Albanian singer (born 1955)

Irini Qirjako (born 21 April 1955) is an Albanian folk singer, also known as the 'Nightingale of Labëria'.

== Career ==
Qirjako is one of the most famous folk singers in southern Albania. She sings in the traditional Tosk Albanian folk style as well as potpourri (potpuri).

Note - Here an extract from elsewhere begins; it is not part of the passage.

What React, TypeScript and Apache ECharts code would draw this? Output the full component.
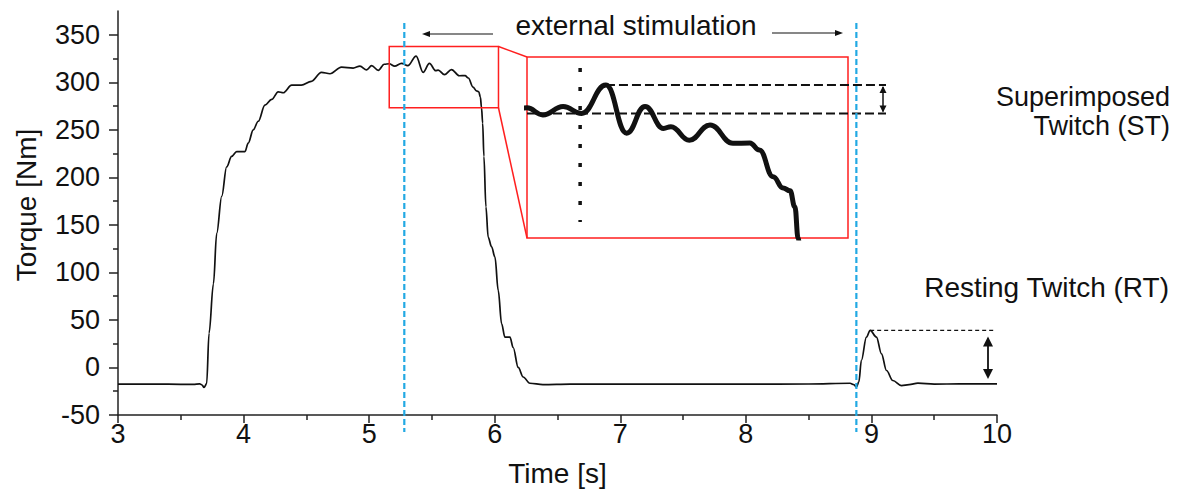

She also performs in iso-polyphonic groups that are traditional for southern Albania.

== Discography ==
Albums
- 1998: Këngët e atdheut tim
- 2000: Zura një mike Suljote
- 2003: Dy shelege në një portë
- 2005: Sorkë Moj
- 2007: Më kërkon portë më portë
- 2012: Tundu Bejke

Singles
- 2000: Ç'u mbush mali plot me rrush
- 2003: Do marr çiften, do dal për gjah
- 2005: Oj Zogo
- 2005: Te rrapi në Mashkullorë
- 2015: Mbeçë more shokë, mbeçë
- 2017: Nuse moj sorkadhe
- 2018: S'ka si kjo nuse o
- 2018: Kolazh dasme

==Awards==
- In 2005, the President of Albania, Alfred Moisiu, awarded her the title Mjeshtre e madhe, the greatest artistic honorary title in Albania.
- Qirjako is decorated Qytetare nderi (Honorary citizen) of Sarandë.